Hayat asıl böyle güzel!

Bazıları, maça gitmeyen, maç seyretmeyen, sinemaya ve tiyatroya gitmeyen, film, dizi film seyretmeyen, siyasetle meşgul olmayan kimselere “acıyarak” bakar. “Böyle de hayat mı olur!” der. Oysa onlar bilmezler ki, hayat asıl böyle güzeldir. O tenkit ettikleri kimselerin dünyasında ne güzellikler vardır.

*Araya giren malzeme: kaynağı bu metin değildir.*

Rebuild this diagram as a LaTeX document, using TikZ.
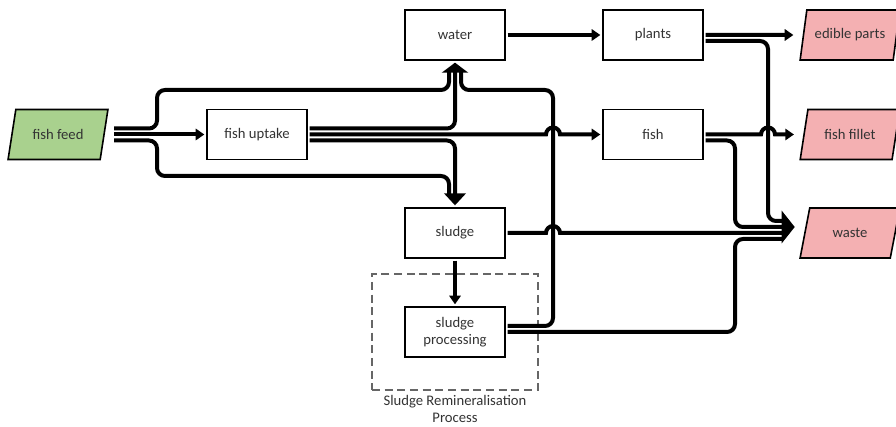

En son ne zaman sinemaya gittim, hatırlamıyorum. Lise 2 bitince sinemaya giderdik, ama ne için? Biz on arkadaş “namaz kılanlar gurubu” idik. Öğle ve ikindi namazlarını okulun yanındaki camide kılardık. Derken bu mânevî bağ bizi birbirimize yakınlaştırdı. Üniversite imtihanına birlikte hazırlanmaya karar verdik. Lise 2 bitince o yaz ciddi şekilde üniversite imtihanına hazırlanmaya karar verdik. Gündüz mekânımız Şehreküstü’deki marul bahçeleri idi. Akşam da Mithat Bahçeci’nin ailece işlettiği yazlık sinema idi. Bizim Mithat’ın görevi makinistlik idi. Biz de makinist odasının yanındaki terasta ders çalışmakta idik. O kadar sinemaya gittik, bir defa bile bir film seyretmedik. Bizim gayemiz ders çalışmaktı. Bazen film kopar, seyirci, “yuh makinist!” diye bağırmaya başlar, bizim Mithat yerinden kalkar, “Durun uşaklar! Sakın ben gelinceye kadar çalışmayın!” der. Gider filmi yapıştırır, gelir, kaldığımız yerden problem çözmeye devam ederiz. Bu çalışmaların faydasını gördük. Ertesi sene yapılan üniversite imtihanında on arkadaş olarak hepimiz üniversiteyi kazandık.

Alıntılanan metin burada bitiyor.